Tanto isso é verdade que se eu pudesse fechar uma conta de somar de todos os momentos belos com que vivi, revisitaria a primeira vez que vi o mar, que inundou minha alma de imensidão. Seu sal se misturou ao das lágrimas de uma menina cujos olhos eram naquele instante todo um oceano azul. Retornaria às noites da minha pequena e eterna cidade de Presidente Dutra, onde duas mãos se uniam a cada segundo em que o luar se escondia nas nuvens. E não esqueceria de voltar a Timmendorfer Strand, só para constatar de novo que as águas do Báltico são violeta.

Não dá para esquecer Roma, eu caminhando na campina e transpondo a primavera, em busca do túmulo de Cecília Metela, por quem penou de amor Lord Byron. Muito menos aquele restaurante em Fishermen’s Wharf em que salmões chegavam à mesa com um certo ar de abandono – e de súbito aquele sorriso engastado num rosto inesquecível.

E a Broadway às 11 horas da noite, na saída do teatro, e toda Nova York reunida ali e toda paz compondo um acalanto para o meu coração? Revisitaria, por certo, aquele quarto de hotel em Londres, imenso como minha liberdade, porque parecia que sempre era domingo e sempre era feriado e alguém me esperava nos gramados do Hyde Park, em oferenda ao sol.

Como esquecer das leves batidas na janela em Cortina D’Ampezzo, no alto das montanhas? Eu me perguntando quem seria e de manhã, abrindo as venezianas, percebi que era apenas a neve. E a ladeira da Ilha de Rhodes? O guia contando histórias de 400 séculos antes e minha amiga me tomando a mão e me segredando: Vai uma cervejinha? Tem um bar ali na esquina.

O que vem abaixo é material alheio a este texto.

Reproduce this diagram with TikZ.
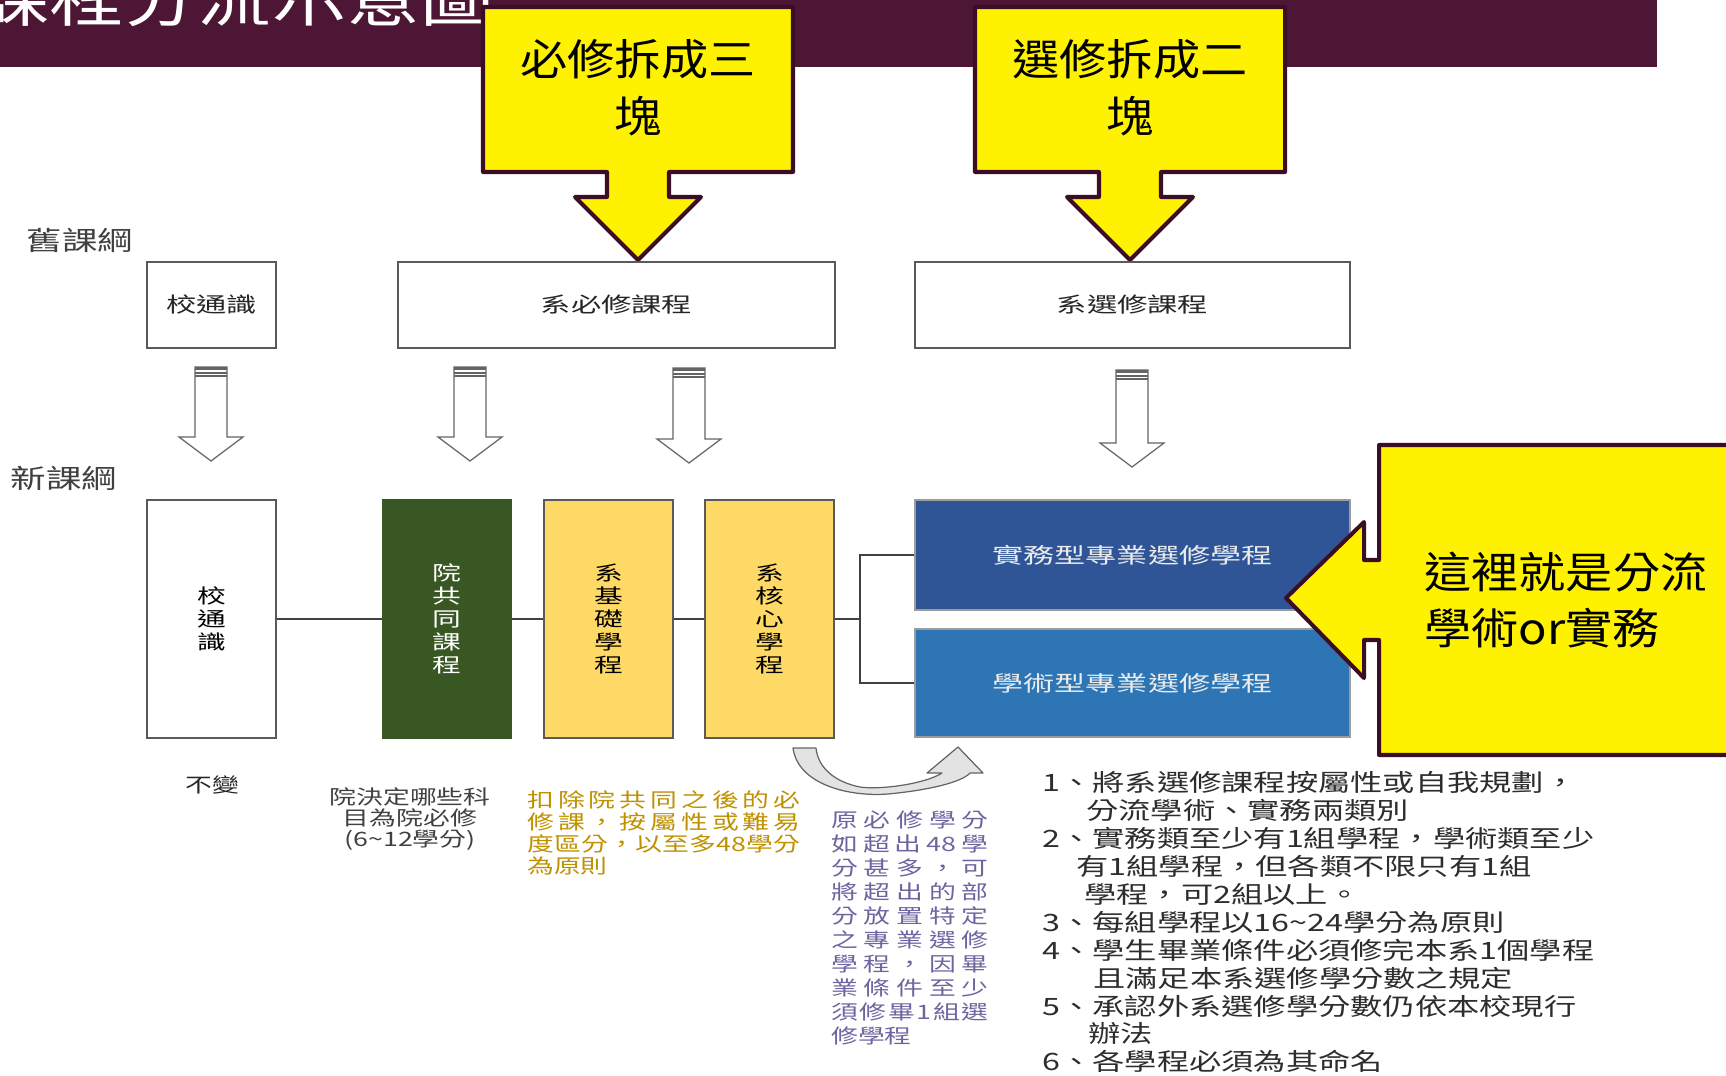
\documentclass[tikz,border=0pt]{standalone}
\usepackage{fontspec}
\setmainfont{Noto Sans CJK TC}
\newfontfamily\titlefont[FakeStretch=1.2]{Noto Sans CJK TC}
\newfontfamily\callfont[FakeStretch=1.1]{Noto Sans CJK TC}
\newfontfamily\boxfont[FakeStretch=1.45]{Noto Sans CJK TC}
\newfontfamily\notefont[FakeStretch=1.35]{Noto Sans CJK TC}
\usetikzlibrary{positioning}
\definecolor{bandmaroon}{RGB}{78,22,53}
\definecolor{calloutedge}{RGB}{60,14,38}
\definecolor{edgegray}{RGB}{90,90,90}
\definecolor{linegray}{RGB}{64,64,64}
\definecolor{arrowgray}{RGB}{100,100,100}
\definecolor{collegegreen}{RGB}{56,87,35}
\definecolor{deptgold}{RGB}{255,217,102}
\definecolor{pracblue}{RGB}{47,85,151}
\definecolor{acadblue}{RGB}{46,117,182}
\definecolor{labelgray}{RGB}{64,64,64}
\definecolor{goldtext}{RGB}{191,144,0}
\definecolor{movepurple}{RGB}{112,100,160}
\definecolor{listgray}{RGB}{45,45,45}
\newdimen\pxd \pxd=0.02cm
% one justified line of a note, #1 wide
\newcommand\spreadline[2]{\makebox[#1\pxd][s]{\spaceskip=0pt plus 1fil\relax #2}}
\begin{document}
\begin{tikzpicture}[x=0.02cm, y=-0.02cm,
    oldbox/.style={draw=edgegray, line width=0.8pt, fill=white, inner sep=0pt, text=black!85,
      font=\boxfont\fontsize{11.9pt}{13pt}\selectfont, minimum height=86*\pxd},
    newbox/.style={draw=edgegray, line width=0.8pt, inner sep=0pt, align=center,
      font=\boxfont\fontsize{11.3pt}{13pt}\selectfont, minimum width=129*\pxd, minimum height=238*\pxd},
    trackbox/.style={draw=edgegray!60, line width=0.8pt, inner sep=0pt, text=white!92!black,
      font=\boxfont\fontsize{12.2pt}{13pt}\selectfont, minimum width=435*\pxd},
    link/.style={draw=linegray, line width=0.9pt},
    hollow/.style={draw=arrowgray, line width=0.7pt, fill=white},
    callout/.style={draw=calloutedge, line width=2.3pt, fill=yellow, line join=round},
    calltext/.style={font=\callfont\fontsize{24.4pt}{32.3pt}\selectfont, inner sep=0pt},
    period/.style={text=labelgray, font=\notefont\fontsize{15pt}{16pt}\selectfont, inner sep=0pt},
    note/.style={inner sep=0pt, font=\notefont\fontsize{11.3pt}{12.5pt}\selectfont}]
  \useasboundingbox (0,0) rectangle (1726,1075);
  % title band
  \fill[bandmaroon] (0,0) rectangle (1657,67);
  \node[anchor=base west, inner sep=0pt, text=white,
    font=\titlefont\fontsize{35.2pt}{40pt}\selectfont] (title) at (-25,21) {課程分流示意圖};
  % yellow callouts on top
  \foreach \cx/\txt/\nm in {638/必修拆成三\\塊/reqcall, 1130/選修拆成二\\塊/eleccall} {
    \draw[callout] (\cx-155,7) -- (\cx+155,7) -- (\cx+155,172) -- (\cx+31,172) -- (\cx+31,197)
      -- (\cx+63,197) -- (\cx,260) -- (\cx-63,197) -- (\cx-31,197) -- (\cx-31,172) -- (\cx-155,172) -- cycle;
    \node[calltext, align=center] (\nm) at (\cx,88) {\txt};
  }
  % old and new labels
  \node[period] (labelold) at (80,240) {舊課綱};
  \node[period] (labelnew) at (64,478) {新課綱};
  % old curriculum
  \node[oldbox, minimum width=129*\pxd] (oldgen) at (211.5,305) {校通識};
  \node[oldbox, minimum width=437*\pxd] (oldreq) at (616.5,305) {系必修課程};
  \node[oldbox, minimum width=435*\pxd] (oldelec) at (1132.5,305) {系選修課程};
  % hollow arrows
  \foreach \ax/\at/\ah/\ap in {211/367/437/461, 470/367/437/461, 689/368/439/463, 1132/370/443/467} {
    \draw[hollow] (\ax-16,\at) -- (\ax+16,\at) -- (\ax+16,\ah) -- (\ax+32,\ah) -- (\ax,\ap)
      -- (\ax-32,\ah) -- (\ax-16,\ah) -- cycle;
    \fill[arrowgray] (\ax-16,\at) rectangle (\ax+16,\at+3);
    \draw[arrowgray, line width=0.6pt] (\ax-16,\at+6) -- (\ax+16,\at+6);
    \draw[arrowgray, line width=0.6pt] (\ax-16,\at+9) -- (\ax+16,\at+9);
  }
  % new curriculum
  \node[newbox, fill=white] (newgen) at (211.5,619) {校\\通\\識};
  \node[newbox, fill=collegegreen, draw=collegegreen, text=white] (college) at (447,619) {院\\共\\同\\課\\程};
  \node[newbox, fill=deptgold] (basic) at (608.5,619) {系\\基\\礎\\學\\程};
  \node[newbox, fill=deptgold] (core) at (769.5,619) {系\\核\\心\\學\\程};
  \node[trackbox, fill=pracblue, minimum height=110*\pxd] (prac) at (1132.5,555) {實務型專業選修學程};
  \node[trackbox, fill=acadblue, minimum height=108*\pxd] (acad) at (1132.5,683) {學術型專業選修學程};
  \draw[link] (newgen) -- (college);
  \draw[link] (college) -- (basic);
  \draw[link] (basic) -- (core);
  \draw[link] (core.east) -- ++(25,0) coordinate (fork);
  \draw[link] (fork) |- (prac.west);
  \draw[link] (fork) |- (acad.west);
  % big callout on the right
  \draw[callout] (1379,445) -- (1760,445) -- (1760,755) -- (1379,755) -- (1379,640) -- (1364,640)
    -- (1364,678) -- (1286,598) -- (1364,522) -- (1364,560) -- (1379,560) -- cycle;
  \node[calltext, anchor=west, align=left] (splitcall) at (1424,600) {這裡就是分流\\學術or實務};
  % curved arrow
  \draw[draw=arrowgray, line width=0.7pt, fill=gray!22, line join=round]
    (793,748) .. controls (798,785) and (850,797) .. (888,794)
    .. controls (930,790) and (962,782) .. (970,773) -- (983,773) -- (958,747) -- (927,773) -- (942,773)
    .. controls (925,784) and (880,790) .. (860,787) .. controls (835,782) and (818,768) .. (816,748) -- cycle;
  % notes
  \node[note, text=black!85] (keep) at (212,785) {不變};
  \node[note, align=center, text=labelgray, font=\notefont\fontsize{11.3pt}{12.2pt}\selectfont]
    (collegenote) at (410,819) {院決定哪些科\\目為院必修\\(6\textasciitilde 12學分)};
  \node[note, align=left, text=goldtext, anchor=north west] (basicnote) at (527,790)
    {\spreadline{273}{扣 除 院 共 同 之 後 的 必}\\
     \spreadline{273}{修 課 ， 按 屬 性 或 難 易}\\
     \spreadline{273}{度 區 分 ， 以 至 多 48 學 分}\\
     為原則};
  \node[note, align=left, text=movepurple, anchor=north west,
    font=\notefont\fontsize{11.3pt}{13.7pt}\selectfont] (movenote) at (831,810)
    {\spreadline{157}{原 必 修 學 分}\\
     \spreadline{157}{如 超 出 48 學}\\
     \spreadline{157}{分 甚 多 ， 可}\\
     \spreadline{157}{將 超 出 的 部}\\
     \spreadline{157}{分 放 置 特 定}\\
     \spreadline{157}{之 專 業 選 修}\\
     \spreadline{157}{學 程 ， 因 畢}\\
     \spreadline{157}{業 條 件 至 少}\\
     \spreadline{157}{須 修 畢 1 組 選}\\
     修學程};
  \node[note, align=left, text=listgray, anchor=north west,
    font=\notefont\fontsize{13.6pt}{15.9pt}\selectfont] (rulelist) at (1042,771)
    {1、將系選修課程按屬性或自我規劃，\\
     \hspace*{44\pxd}分流學術、實務兩類別\\
     2、實務類至少有1組學程，學術類至少\\
     \hspace*{34\pxd}有1組學程，但各類不限只有1組\\
     \hspace*{42\pxd}學程，可2組以上。\\
     3、每組學程以16\textasciitilde 24學分為原則\\
     4、學生畢業條件必須修完本系1個學程\\
     \hspace*{51\pxd}且滿足本系選修學分數之規定\\
     5、承認外系選修學分數仍依本校現行\\
     \hspace*{46\pxd}辦法\\
     6、各學程必須為其命名};
\end{tikzpicture}
\end{document}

E Paris na Place de la Contrescarpe e Scott Fitzgerald e Ernest Hemingway comigo? Também comigo estava uma amiga de São Luís que acho que nunca ninguém tinha dito para ela como era linda, pelo menos do jeito que eu disse.

Que magnífica visão a daquele enorme transatlântico se aproximando da Ilha de Patmos, imersa numa luz mediterrânea pontilhada de casas brancas! E aquele cais na Grécia, onde perdi a urgência de qualquer partida? Nele, me senti puro e bom e simples como um pescador, sem projetos nem sonhos.

De todas essas coisas me adiciono. E desta voz que me diz ao telefone, vinda do outro lado do planeta:
“Tenho medo de jamais te rever. E de desaprender o que aprendi te amando”.